" The powerful soliloquy which closes the scene expresses no more
than the natural emotion of the man who has received so lovely a
revelation of his future bride's invincible and single-hearted love:
Cannot that woman's evil, jealousy,
Despite disgrace, nay, which is worse, contempt,
Once stir thy faith?
Coarse as is often the language of Marston's plays and satires, the man
was not coarse-minded--not gross of spirit nor base of nature--who could
paint so delicately and simply a figure so beautiful in the tenderness
of its purity.
The farcical underplot of this play is worthy of Moliere in his broader
mood of farce. Hardly any Jourdain or Pourceaugnac, any George Dandin
or Comtesse d'Escarbagnas of them all, undergoes a more grotesque
experience or plays a more ludicrous part than is devised for Mr. and
Mrs.
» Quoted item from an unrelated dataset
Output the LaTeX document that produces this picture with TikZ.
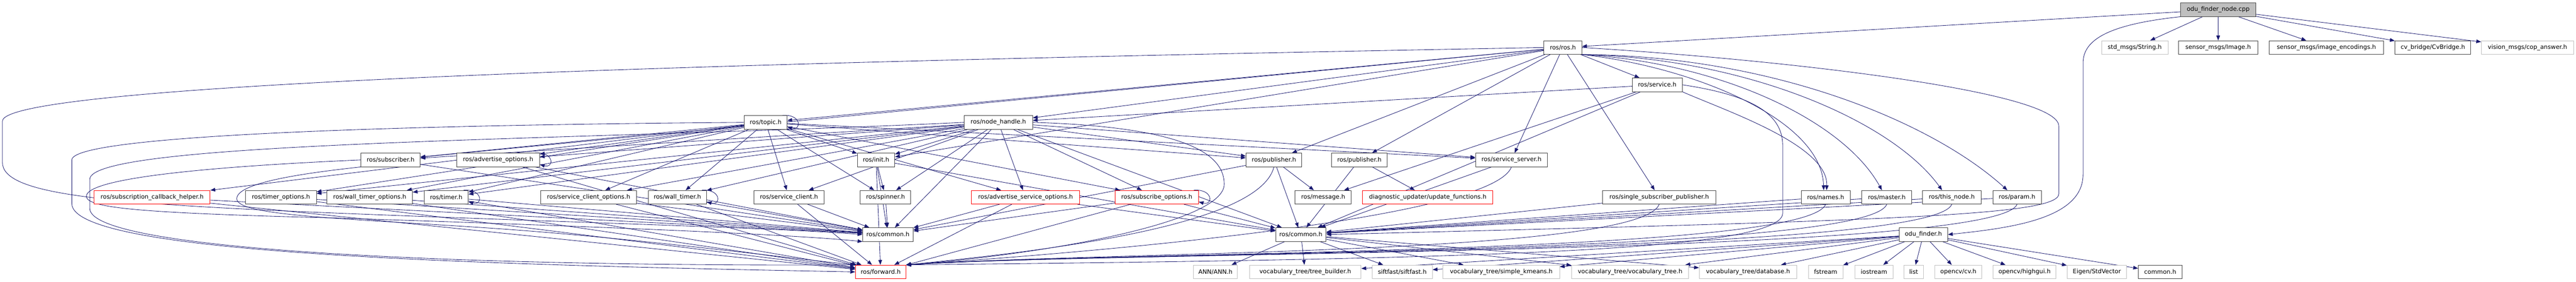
\documentclass[tikz,border=0pt]{standalone}
\usepackage{fontspec}
\setmainfont{DejaVu Sans}
\usetikzlibrary{arrows.meta}
\definecolor{edgec}{HTML}{191970}
\definecolor{grayb}{HTML}{BFBFBF}
\pgfdeclarelayer{back}
\pgfdeclarelayer{bg}
\pgfsetlayers{back,bg,main}
\newcommand{\sloop}[1]{\draw[dep] ([xshift=-10pt]#1.north east) .. controls ([xshift=30pt,yshift=3pt]#1.north east) and ([xshift=30pt,yshift=-3pt]#1.south east) .. ([yshift=5pt]#1.south east);}
\begin{document}
\begin{tikzpicture}[x=1pt,y=1pt,
  nb/.style={draw=black!75, line width=1pt, minimum height=28pt, inner sep=0pt, font=\fontsize{12.4}{14}\selectfont, text=black, fill=white},
  rb/.style={nb, draw=red},
  gb/.style={nb, draw=grayb},
  dep/.style={draw=edgec, line width=0.9pt, -{Triangle[length=10pt,width=7.5pt]}},
]
\begin{pgfonlayer}{back}
\fill[white] (0,0) rectangle (5309,-581);
\end{pgfonlayer}
\useasboundingbox (0,0) rectangle (5309,-581);
% rank 0
\node[nb,fill=grayb,minimum width=155] (root) at (4571.5,-20) {odu\_finder\_node.cpp};
% rank 1
\node[nb,minimum width=78] (ros) at (3221,-98) {ros/ros.h};
\node[gb,minimum width=137] (stdmsgs) at (4399.5,-98) {std\_msgs/String.h};
\node[nb,minimum width=163] (img) at (4571.5,-98) {sensor\_msgs/Image.h};
\node[nb,minimum width=235] (enc) at (4794.5,-98) {sensor\_msgs/image\_encodings.h};
\node[nb,minimum width=156] (cvb) at (5014,-98) {cv\_bridge/CvBridge.h};
\node[gb,minimum width=190] (cop) at (5209,-98) {vision\_msgs/cop\_answer.h};
% rank 2
\node[nb,minimum width=103] (service) at (3415.5,-175) {ros/service.h};
% rank 3
\node[nb,minimum width=88] (topic) at (1578,-252.5) {ros/topic.h};
\node[nb,minimum width=141] (nh) at (2057.5,-252.5) {ros/node\_handle.h};
% rank 4
\node[nb,minimum width=122] (subscriber) at (805,-330) {ros/subscriber.h};
\node[nb,minimum width=171] (advopt) at (1026.5,-330) {ros/advertise\_options.h};
\node[nb,minimum width=77] (init) at (1805.5,-330) {ros/init.h};
\node[nb,minimum width=115] (pub1) at (2625.5,-330) {ros/publisher.h};
\node[nb,minimum width=115] (pub2) at (2801.5,-330) {ros/publisher.h};
\node[nb,minimum width=148] (srvserver) at (3115,-330) {ros/service\_server.h};
% rank 5
\node[rb,minimum width=239] (sch) at (313.5,-407) {ros/subscription\_callback\_helper.h};
\node[nb,minimum width=146] (timeropt) at (579,-407) {ros/timer\_options.h};
\node[nb,minimum width=176] (wtimeropt) at (762,-407) {ros/wall\_timer\_options.h};
\node[nb,minimum width=91] (timer) at (919.5,-407) {ros/timer.h};
\node[nb,minimum width=198] (scopt) at (1213,-407) {ros/service\_client\_options.h};
\node[nb,minimum width=120] (wtimer) at (1396,-407) {ros/wall\_timer.h};
\node[nb,minimum width=144] (sclient) at (1626,-407) {ros/service\_client.h};
\node[nb,minimum width=104] (spinner) at (1825,-407) {ros/spinner.h};
\node[rb,minimum width=223] (asopt) at (2113.5,-407) {ros/advertise\_service\_options.h};
\node[rb,minimum width=172] (subopt) at (2384,-407) {ros/subscribe\_options.h};
\node[nb,minimum width=116] (message) at (2727,-407) {ros/message.h};
\node[rb,minimum width=269] (upd) at (2942.5,-407) {diagnostic\_updater/update\_functions.h};
\node[nb,minimum width=233] (ssp) at (3419.5,-407) {ros/single\_subscriber\_publisher.h};
\node[nb,minimum width=101] (names) at (3762.5,-407) {ros/names.h};
\node[nb,minimum width=103] (master) at (3888.5,-407) {ros/master.h};
\node[nb,minimum width=121] (thisnode) at (4022.5,-407) {ros/this\_node.h};
\node[nb,minimum width=100] (param) at (4157,-407) {ros/param.h};
% rank 6
\node[nb,minimum width=104] (common1) at (1830,-484) {ros/common.h};
\node[nb,minimum width=104] (common2) at (2681,-484) {ros/common.h};
\node[nb,minimum width=100] (odufinder) at (3964,-484) {odu\_finder.h};
% rank 7
\node[rb,minimum width=104] (forward) at (1815,-561) {ros/forward.h};
\node[gb,minimum width=90] (ann) at (2505,-561) {ANN/ANN.h};
\node[gb,minimum width=230] (treeb) at (2690,-561) {vocabulary\_tree/tree\_builder.h};
\node[gb,minimum width=124] (sift) at (2890,-561) {siftfast/siftfast.h};
\node[gb,minimum width=240] (kmeans) at (3094,-561) {vocabulary\_tree/simple\_kmeans.h};
\node[gb,minimum width=241] (vtree) at (3359.5,-561) {vocabulary\_tree/vocabulary\_tree.h};
\node[gb,minimum width=201] (db) at (3602.5,-561) {vocabulary\_tree/database.h};
\node[gb,minimum width=71] (fstream) at (3762.5,-561) {fstream};
\node[gb,minimum width=78] (iostream) at (3862,-561) {iostream};
\node[gb,minimum width=40] (list) at (3944,-561) {list};
\node[gb,minimum width=96] (cv) at (4036,-561) {opencv/cv.h};
\node[gb,minimum width=129] (highgui) at (4172.5,-561) {opencv/highgui.h};
\node[gb,minimum width=123] (eigen) at (4321.5,-561) {Eigen/StdVector};
\node[nb,minimum width=90] (common) at (4452,-561) {common.h};

\begin{pgfonlayer}{bg}
\foreach \a/\b in {root/ros, root/stdmsgs, root/img, root/enc, root/cvb, root/cop,
  ros/topic, ros/nh, ros/subscriber, ros/init, ros/pub1, ros/pub2, ros/srvserver, ros/service, ros/ssp,
  service/nh, service/message, service/common2,
  topic/subscriber, topic/advopt, topic/timeropt, topic/wtimeropt, topic/timer, topic/scopt, topic/wtimer, topic/sclient, topic/init, topic/pub1, topic/srvserver, topic/asopt, topic/subopt, topic/sch, topic/spinner,
  nh/init, nh/spinner, nh/asopt, nh/subopt, nh/pub1, nh/srvserver, nh/sclient, nh/timer, nh/wtimer, nh/subscriber, nh/advopt, nh/timeropt, nh/wtimeropt, nh/scopt, nh/common1, nh/common2,
  subscriber/common1, advopt/common1, advopt/forward, init/spinner, init/common1, init/forward, init/common2,
  pub1/message, pub1/common1, pub1/common2, pub2/upd, pub2/common2, srvserver/common2,
  sch/common1, sch/forward, timeropt/common1, timeropt/forward, wtimeropt/common1, wtimeropt/forward,
  timer/common1, timer/forward, scopt/common1, scopt/forward, wtimer/common1, wtimer/forward,
  sclient/common1, sclient/forward, spinner/common1, asopt/common1, asopt/forward, asopt/common2, subopt/common1, subopt/forward, subopt/common2,
  ssp/common2, names/common2, master/common2, thisnode/common2, param/common2,
  common2/ann, common2/treeb, common2/sift, common2/kmeans, common2/vtree, common2/db,
  odufinder/treeb, odufinder/sift, odufinder/kmeans, odufinder/vtree, odufinder/db, odufinder/fstream, odufinder/iostream, odufinder/list, odufinder/cv, odufinder/highgui, odufinder/eigen, odufinder/common}
  {\draw[dep] (\a) -- (\b);}
% ros/ros.h and ros/service.h down to the right-hand nodes
\draw[dep] (ros.south east) .. controls (3500,-140) and (3755,-250) .. ([xshift=-4pt]names.north);
\draw[dep] (service.south east) .. controls (3560,-230) and (3768,-300) .. ([xshift=2pt]names.north);
\draw[dep] (ros.south east) .. controls (3550,-130) and (3800,-250) .. ([xshift=-10pt]master.north);
\draw[dep] (ros.south east) .. controls (3600,-120) and (3900,-250) .. ([xshift=-20pt]thisnode.north);
\draw[dep] (ros.south east) .. controls (3650,-115) and (3980,-250) .. ([xshift=-20pt]param.north);
% long connectors from the right side down to ros/forward.h
\foreach \a in {srvserver, ssp, names, master, thisnode, param}
  {\draw[dep] (\a.south) .. controls +(-40,-105) and +(420,28) .. (forward.north east);}
% curved connectors
\draw[dep] (pub1.south) .. controls +(-30,-120) and +(300,30) .. (forward.north east);
\draw[dep] (nh.east) .. controls (2450,-262) and (2523,-320) .. (2523,-380) .. controls (2523,-460) and (2150,-525) .. (forward.north east);
\draw[dep] (root.south west) .. controls (4350,-50) and (4293,-80) .. (4293,-130) -- (4293,-360) .. controls (4293,-450) and (4150,-470) .. (odufinder.east);
\draw[dep] (ros.east) .. controls (3700,-125) and (4243,-190) .. (4243,-260) -- (4243,-400) .. controls (4243,-445) and (3900,-455) .. (common2.east);
\draw[dep] (service.east) .. controls (3600,-195) and (3674,-230) .. (3674,-300) -- (3674,-440) .. controls (3674,-520) and (3000,-535) .. (forward.north east);
\draw[dep] (ros.west) .. controls (2000,-120) and (5,-160) .. (5,-250) -- (5,-335) .. controls (5,-400) and (200,-420) .. (700,-440) .. controls (1200,-460) and (1600,-470) .. (common1.west);
\draw[dep] (topic.west) .. controls (800,-258) and (148,-280) .. (148,-330) -- (148,-420) .. controls (148,-520) and (900,-545) .. (forward.west);
\draw[dep] (nh.west) .. controls (1200,-290) and (185,-290) .. (185,-370) -- (185,-430) .. controls (185,-520) and (1000,-550) .. (forward.north west);
\draw[dep] (subscriber.west) .. controls (400,-345) and (178,-370) .. (178,-405) .. controls (178,-430) and (300,-440) .. (700,-450) .. controls (1000,-460) and (1600,-480) .. (common1.south west);
\draw[dep] (subscriber.south west) .. controls (600,-360) and (488,-380) .. (488,-410) .. controls (488,-445) and (700,-450) .. (1000,-470) .. controls (1300,-490) and (1600,-530) .. (forward.north west);
\sloop{topic}
\sloop{advopt}
\sloop{timer}
\sloop{wtimer}
\sloop{subopt}
\end{pgfonlayer}
\end{tikzpicture}
\end{document}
Mulligrub by the ingenuity of the indefatigable Cocledemoy--a
figure worthy to stand beside any of the tribe of Mascarille as _fourbum
imperator_. The animation and variety of inventive humor which keep
the reader's laughing attention awake and amused throughout these
adventurous scenes of incident and intrigue are not more admirable than
the simplicity and clearness of evolution or composition which recall
and rival the classic masterpieces of Latin and French comedy.